4.4.5.1.3.2 Praxis in Familienunternehmen
Rz. 147
Der Gesetzgeber knüpft mit der Regelung an die bisherige Praxis in Familienunternehmen an. Nach der Gesetzesbegründung sind "deren Unternehmensgrundsätze und unternehmerische Praxis" ein entscheidendes Motiv für die Ausnahme von dem sonst geltenden Erfordernis einer Mindestbeteiligung. Die Auslegung der Neuregelung muss sich daher auch an der bisher geübten Praxis in Familienunternehmen orientieren. Das Erbschaft- und Schenkungsteuergesetz darf deswegen nur solche Anforderungen an Poolvereinbarungen stellen, die von der überwiegenden Mehrheit von Familienunternehmen auch tatsächlich erfüllt werden können. Erklärtes Ziel der Neuregelung ist es, die Nachfolge in Familienunternehmen zu erleichtern (und nicht etwa zu erschweren).
4.4.5.1.3.3 Beseitigung von Rechtsformunterschieden
Rz. 148
Mit der Reform des Erbschaft- und Schenkungsteuergesetzes sollten die bestehenden Rechtsformunterschiede zwischen Personen- und Kapitalgesellschaften beseitigt werden.
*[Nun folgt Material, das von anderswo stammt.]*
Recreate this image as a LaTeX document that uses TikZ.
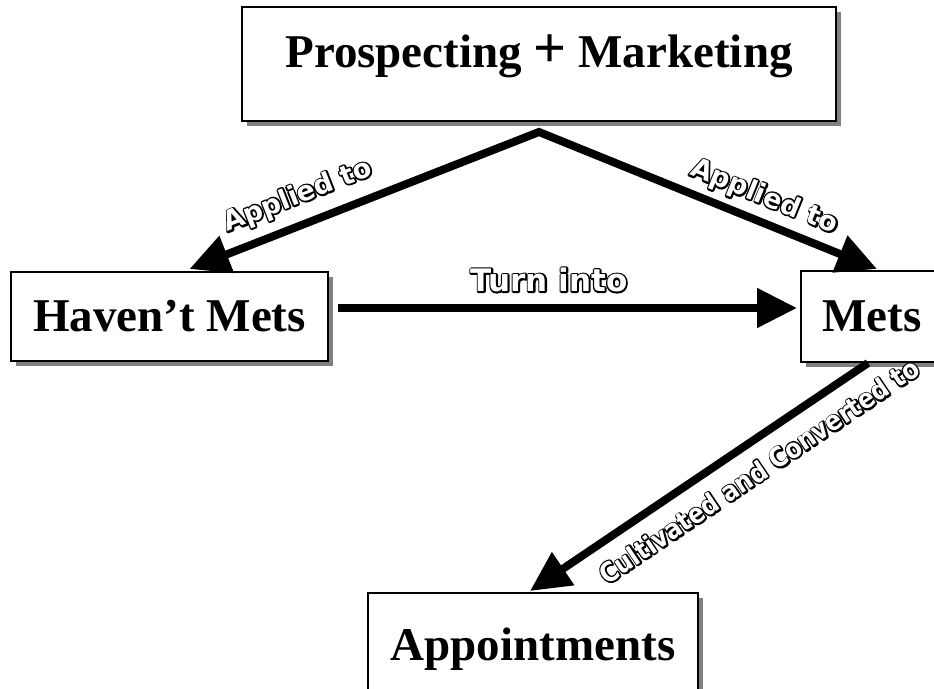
\documentclass[tikz,border=0pt]{standalone}
\usepackage{fontspec}
\setmainfont{Liberation Serif}
\newfontfamily\labelfont{DejaVu Sans}
\usepackage{graphicx}
\usetikzlibrary{arrows.meta,shadows,positioning}

\tikzset{
  bigtip/.tip={Triangle[length=40pt,width=38pt]},
  stage/.style={draw, line width=2pt, fill=white, inner sep=0pt,
    drop shadow={shadow xshift=5pt, shadow yshift=-5pt, fill=black!50, opacity=1},
    font=\fontsize{47}{50}\selectfont\bfseries},
  flow/.style={line width=8pt, -bigtip},
  tag/.style={sloped, inner sep=0pt, font=\labelfont\bfseries\fontsize{27}{27}\selectfont}
}
% outlined (hollow) lettering: black stroked copy under a white one
\newcommand{\hollow}[1]{\makebox[0pt][l]{\special{pdf:literal direct 2 Tr 3.2 w 1 j}#1\special{pdf:literal direct 0 Tr}}\textcolor{white}{#1}}

\begin{document}
\begin{tikzpicture}[x=1pt,y=-1pt]
\useasboundingbox (0,0) rectangle (934,688);

%% stages
\node[stage, minimum width=594pt, minimum height=114pt](prospect) at (539,64){\raisebox{8pt}[\height][\depth]{Prospecting {\fontsize{58}{58}\selectfont +} Marketing}};
\node[stage, minimum width=317pt, minimum height=89pt](haven) at (169.5,316.5){Haven’t Mets};
\node[stage, minimum width=142pt, minimum height=91pt](mets) at (872,316.5){Mets};
\node[stage, minimum width=330pt, minimum height=112pt](appt) at (533,649){Appointments};

%% connector ends
\coordinate[below=10pt of prospect.south](apex);
\coordinate (haven_in) at ([xshift=20pt,yshift=2pt]haven.north);
\coordinate (mets_in) at ([xshift=5pt,yshift=1pt]mets.north);
\coordinate (haven_out) at ([xshift=9pt,yshift=8.5pt]haven.east);
\coordinate (mets_w) at ([xshift=-3pt,yshift=8.5pt]mets.west);
\coordinate (mets_out) at ([xshift=-4pt]mets.south);
\coordinate (appt_in) at ([xshift=-3pt,yshift=1pt]appt.north);

%% applied to both groups
\draw[line width=8pt, line join=miter, bigtip-bigtip] (haven_in)
  -- node[tag, above=11pt, pos=0.34]{\hollow{Applied to}} (apex)
  -- node[tag, above=7pt, pos=0.64]{\hollow{Applied to}} (mets_in);

\draw[flow] (haven_out) -- node[tag, above=12pt, pos=0.46, font=\labelfont\bfseries\fontsize{31}{31}\selectfont]{\hollow{Turn into}} (mets_w);

\draw[flow] (mets_out) -- node[tag, below=14pt, pos=0.37]{\scalebox{0.88}[1]{\hollow{Cultivated and Converted to}}} (appt_in);

\end{tikzpicture}
\end{document}
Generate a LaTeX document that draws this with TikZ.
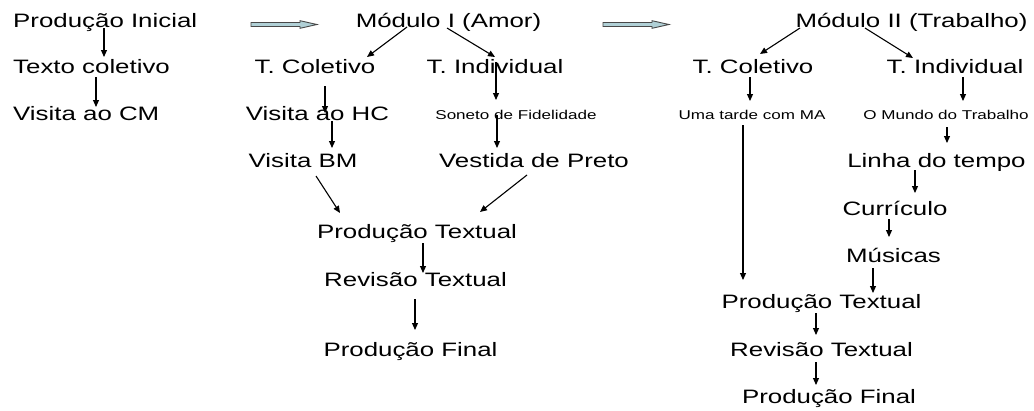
\documentclass[tikz,border=0pt]{standalone}
\usepackage{fontspec}
\setmainfont{Liberation Sans}[FakeStretch=1.333]
\usepackage{tikz}
\usetikzlibrary{arrows.meta}
\definecolor{blkfill}{RGB}{176,208,214}
\definecolor{blkline}{RGB}{72,72,72}
\newcommand{\bigsize}{\fontsize{19.4}{23}\selectfont}
\newcommand{\smallsize}{\fontsize{12.8}{15}\selectfont}

\begin{document}
\begin{tikzpicture}[x=1pt,y=-1pt,
    lbl/.style={anchor=base, inner sep=0pt, font=\bigsize},
    lblw/.style={lbl, anchor=base west},
    sml/.style={lbl, font=\smallsize},
    arr/.style={-{Triangle[length=7pt,width=6pt]}, line width=1.1pt},
    blk/.style={draw=blkline, fill=blkfill, line width=.9pt}]
    \useasboundingbox (0,0) rectangle (1034,410);

    % Produção inicial
        \node (pini) at (13,27) [lblw] {Produção Inicial};
        \node (texto) at (13,73) [lblw] {Texto coletivo};
        \node (viscm) at (13,120) [lblw] {Visita ao CM};

    % Módulo I
        \node (mod1) at (448.5,27) [lbl] {Módulo I (Amor)};
        \node (tcol1) at (315,73) [lbl] {T. Coletivo};
        \node (tind1) at (495,73) [lbl] {T. Individual};
        \node (vishc) at (317.5,120) [lbl] {Visita ao HC};
        \node (soneto) at (516,119) [sml] {Soneto de Fidelidade};
        \node (visbm) at (303,167) [lbl] {Visita BM};
        \node (vestida) at (534,167) [lbl] {Vestida de Preto};
        \node (ptext1) at (417,238) [lbl] {Produção Textual};
        \node (rev1) at (415.5,286) [lbl] {Revisão Textual};
        \node (pfin1) at (410.5,356) [lbl] {Produção Final};

    % Módulo II
        \node (mod2) at (911.5,27) [lbl] {Módulo II (Trabalho)};
        \node (tcol2) at (753,73) [lbl] {T. Coletivo};
        \node (tind2) at (955,73) [lbl] {T. Individual};
        \node (tarde) at (752,119) [sml] {Uma tarde com MA};
        \node (mundo) at (946,119) [sml] {O Mundo do Trabalho};
        \node (linha) at (936.5,167) [lbl] {Linha do tempo};
        \node (curr) at (895,215) [lbl] {Currículo};
        \node (mus) at (893.5,262) [lbl] {Músicas};
        \node (ptext2) at (821.5,308) [lbl] {Produção Textual};
        \node (rev2) at (821.5,356) [lbl] {Revisão Textual};
        \node (pfin2) at (829,403) [lbl] {Produção Final};

    % block arrows between the stages
        \foreach \x in {251,603}
        \draw[blk] (\x,22.5) -- ++(49,0) -- ++(0,-1.8) -- (\x+66,24.5)
        -- (\x+49,28.3) -- ++(0,-1.8) -- (\x,26.5) -- cycle;

        \draw[arr] ([shift={(91,1)}]pini.base west) to ([shift={(91,-16)}]texto.base west);
        \draw[arr] ([shift={(83,4)}]texto.base west) to ([shift={(83,-13)}]viscm.base west);

        \draw[arr] ([shift={(-41.5,0)}]mod1.base) to ([shift={(52,-16)}]tcol1.base);
        \draw[arr] ([shift={(-1.5,1)}]mod1.base) to ([shift={(0,-16)}]tind1.base);
        \draw[arr] ([shift={(10,13)}]tcol1.base) to ([shift={(7.5,-7)}]vishc.base);
        \draw[arr] ([shift={(1,-11)}]tind1.base) to ([shift={(-20,-19)}]soneto.base);
        \draw[arr] ([shift={(14.5,1)}]vishc.base) to ([shift={(29,-19)}]visbm.base);
        \draw[arr] ([shift={(-19,-4)}]soneto.base) to ([shift={(-37,-19)}]vestida.base);
        \draw[arr] ([shift={(13,9)}]visbm.base) to ([shift={(-77,-25)}]ptext1.base);
        \draw[arr] ([shift={(-7,8)}]vestida.base) to ([shift={(63,-26)}]ptext1.base);
        \draw[arr] ([shift={(6,5)}]ptext1.base) to ([shift={(7.5,-13)}]rev1.base);
        \draw[arr] ([shift={(-0.5,13)}]rev1.base) to ([shift={(4.5,-26)}]pfin1.base);

        \draw[arr] ([shift={(-111.5,1)}]mod2.base) to ([shift={(7,-19)}]tcol2.base);
        \draw[arr] ([shift={(-46.5,1)}]mod2.base) to ([shift={(-42,-15)}]tind2.base);
        \draw[arr] ([shift={(-3,4)}]tcol2.base) to ([shift={(-2,-18)}]tarde.base);
        \draw[arr] ([shift={(8,4)}]tind2.base) to ([shift={(17,-18)}]mundo.base);
        \draw[arr] ([shift={(-9,6)}]tarde.base) to ([shift={(-78.5,-28)}]ptext2.base);
        \draw[arr] ([shift={(1,8)}]mundo.base) to ([shift={(10.5,-24)}]linha.base);
        \draw[arr] ([shift={(-21.5,3)}]linha.base) to ([shift={(20,-22)}]curr.base);
        \draw[arr] ([shift={(-6,4)}]curr.base) to ([shift={(-4.5,-25)}]mus.base);
        \draw[arr] ([shift={(-20.5,6)}]mus.base) to ([shift={(51.5,-15)}]ptext2.base);
        \draw[arr] ([shift={(-5.5,5)}]ptext2.base) to ([shift={(-5.5,-21)}]rev2.base);
        \draw[arr] ([shift={(-5.5,6)}]rev2.base) to ([shift={(-13,-18)}]pfin2.base);

  \end{tikzpicture}
\end{document}
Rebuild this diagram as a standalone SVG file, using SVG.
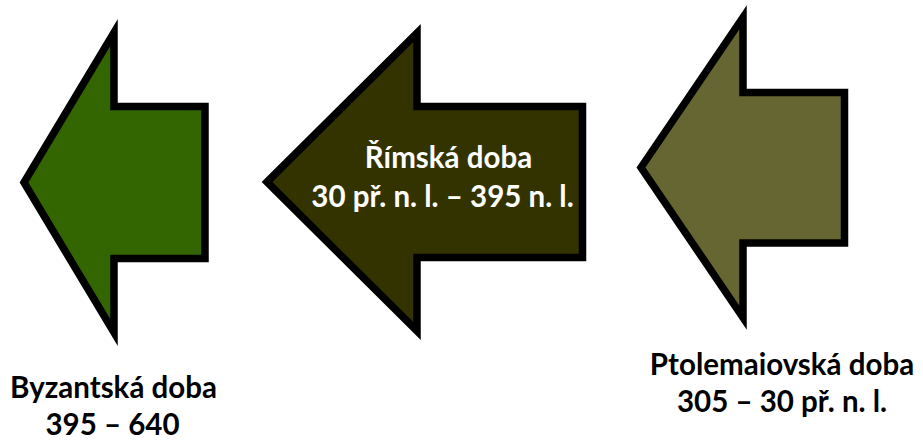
<svg xmlns="http://www.w3.org/2000/svg" width="923" height="448" viewBox="0 0 923 448">
<style>
.arrow{stroke:#000;stroke-width:7.5;stroke-linejoin:miter;stroke-miterlimit:10}
.t{font-family:Lato,"Open Sans","Liberation Sans",sans-serif;font-weight:bold;font-size:29.5px;text-anchor:middle}
.dark{fill:#000}
.light{fill:#fff}
</style>
<rect width="923" height="448" fill="#fff"/>
<g id="byzantine">
<polygon class="arrow" fill="#336600" points="24,182.5 114,32.5 114,106.5 205,106.5 205,258.5 114,258.5 114,332.5"/>
<text class="t dark" x="113.5" y="398">Byzantská doba</text>
<text class="t dark" x="112.5" y="435">395 – 640</text>
</g>
<g id="roman">
<polygon class="arrow" fill="#333300" points="267,182 417,33 417,106.5 582.5,106.5 582.5,257.5 417,257.5 417,331"/>
<text class="t light" x="448.5" y="168">Římská doba</text>
<text class="t light" x="442.5" y="207">30 př. n. l. – 395 n. l.</text>
</g>
<g id="ptolemaic">
<polygon class="arrow" fill="#666633" points="641,167.5 743,17.5 743,92.5 844.5,92.5 844.5,243 743,243 743,317.5"/>
<text class="t dark" x="782" y="375">Ptolemaiovská doba</text>
<text class="t dark" x="782" y="412">305 – 30 př. n. l.</text>
</g>
<g id="connectors"></g>
</svg>
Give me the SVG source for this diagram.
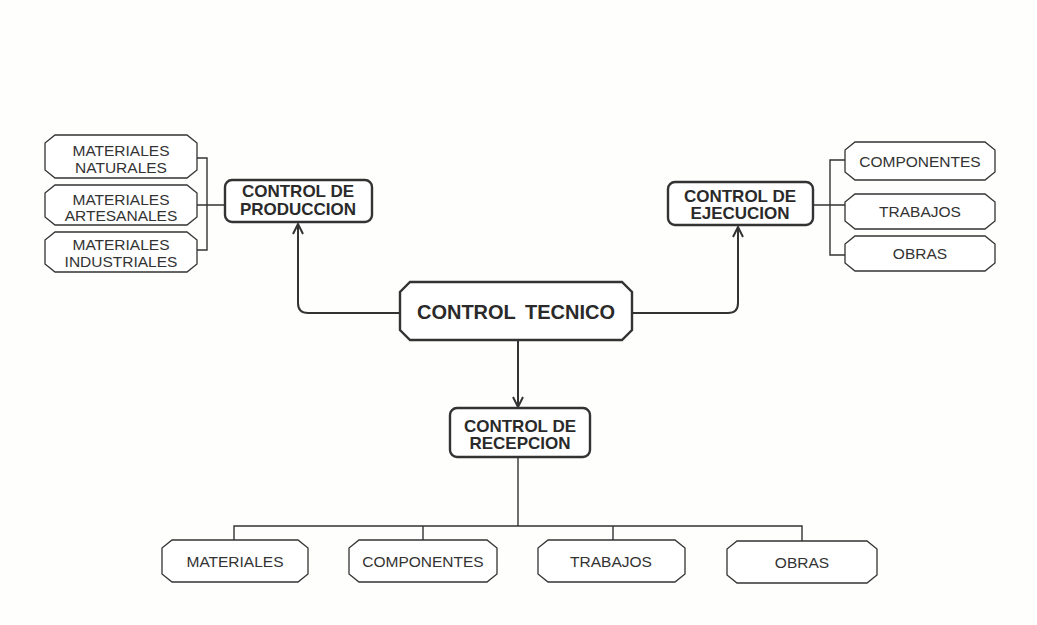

Dieses Ziel ist auf der Ebene der Bewertung weitgehend erreicht worden, nicht jedoch auf der Ebene der Verschonung. Gerade das Erfordernis einer Mindestbeteiligung stellt einen erheblichen Nachteil der Kapitalgesellschaft im Vergleich zur Personengesellschaft dar. Bei Personengesellschaften ist der Erwerb von jedem (noch so kleinen) Anteil begünstigt, und zwar unabhängig von dem damit im Einzelfall tatsächlich verbundenen unternehmerischen Einfluss. Die Neuregelung zu den Poolvereinbarungen stellt somit auch einen Beitrag zur gleichheitsgerechten Ausgestaltung der Verschonungsregelung dar. Dem sollte auch bei der Gesetzesauslegung in angemessener Weise Rechnung getragen werden.